Deciding DFA-Primality is NP-Hard

TL;DR

This paper proves that deciding whether a DFA is prime is NP-hard, marking progress in understanding the computational complexity of DFA primality testing.

Contribution

It establishes NP-hardness of Prime-DFA, the first such result narrowing the previously known complexity bounds.

Findings

Prime-DFA is NP-hard to decide.

The proof uses a reduction from SAT.

This advances the complexity understanding of DFA primality.

Abstract

A DFA $\mathcal{A}$ is composite if there exist DFAs $\mathcal{A}_1,\dots,\mathcal{A}_t$ with $\mathcal{L}(\mathcal{A}) = \bigcap_{i=1}^{t} \mathcal{L}(\mathcal{A}_i)$ such that each $\mathcal{A}_i$ has strictly less states than the minimal DFA deciding $\mathcal{L}(\mathcal{A})$. Otherwise, it is prime.

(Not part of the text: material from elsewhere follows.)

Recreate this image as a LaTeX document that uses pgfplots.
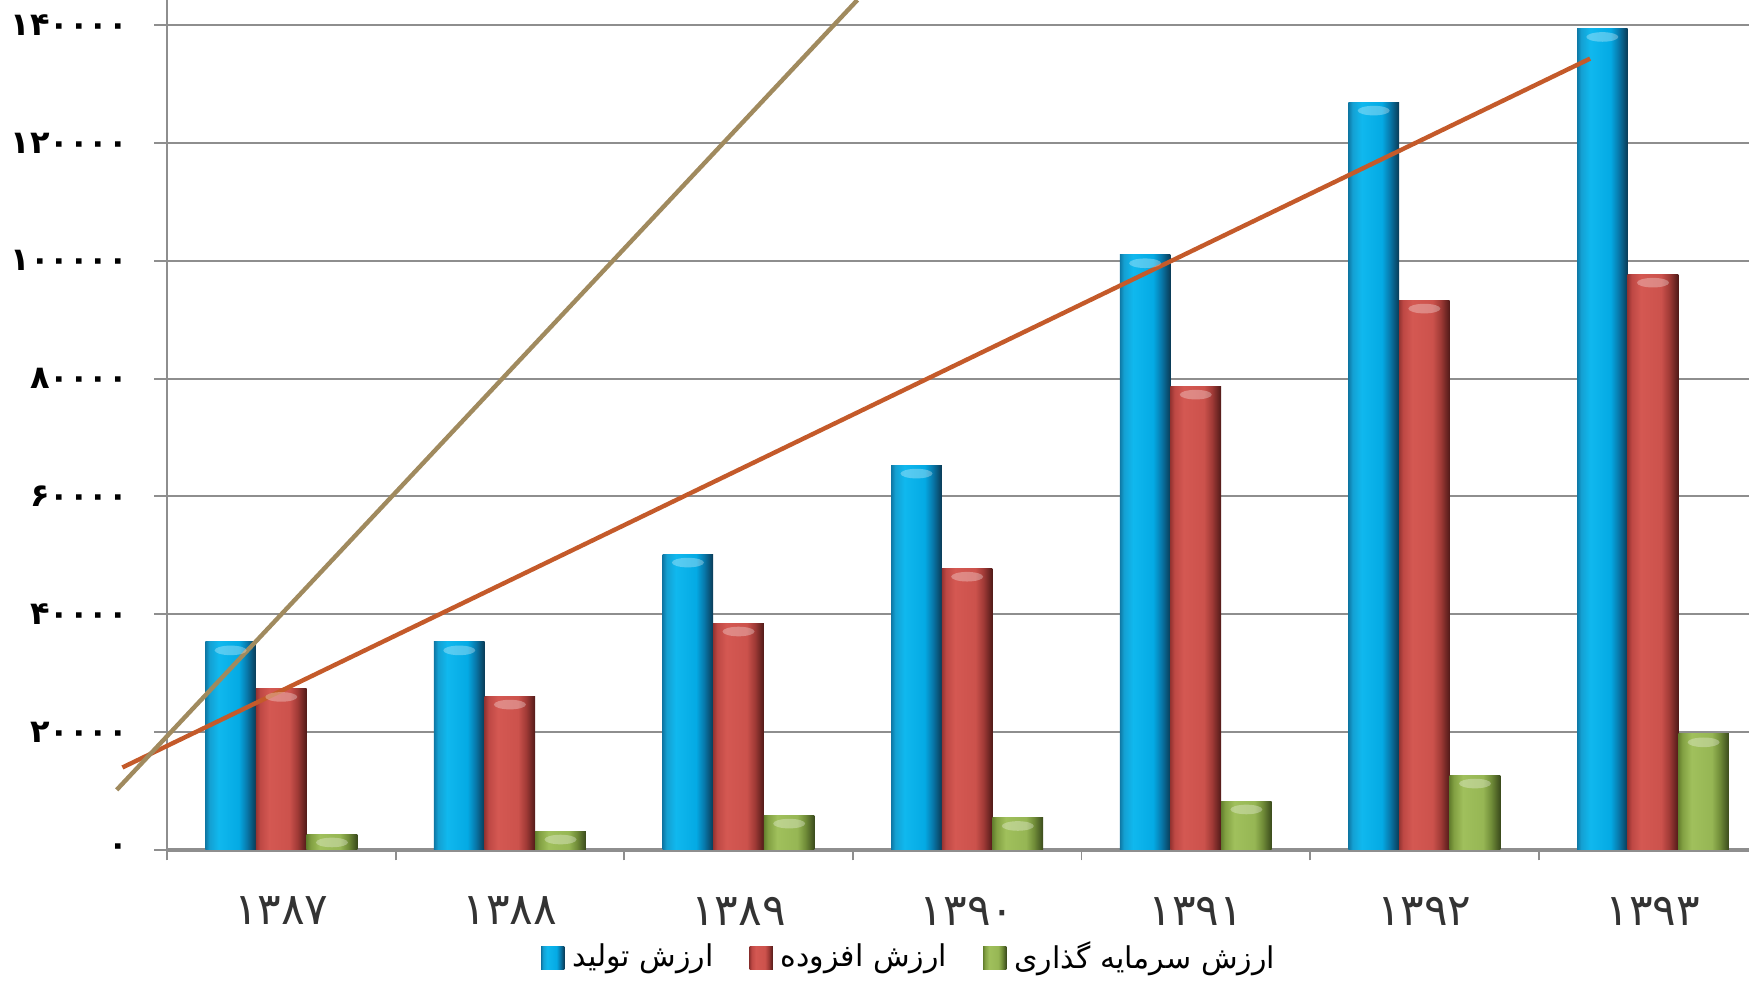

Prime-DFA is the problem of deciding primality for a given DFA. It was defined by Kupferman and Mosheiff in 2015 and it was shown to be NL-hard and in ExpSpace. This paper proves the NP-hardness of Prime-DFA, thereby making the first progress in closing this doubly-exponential gap. It proves the NP-hardness by a reduction from the propositional logic satisfiability problem. The correctness of the reduction relies on an involved characterization of primality for a class of DFAs which contains those that can occur in the reduction.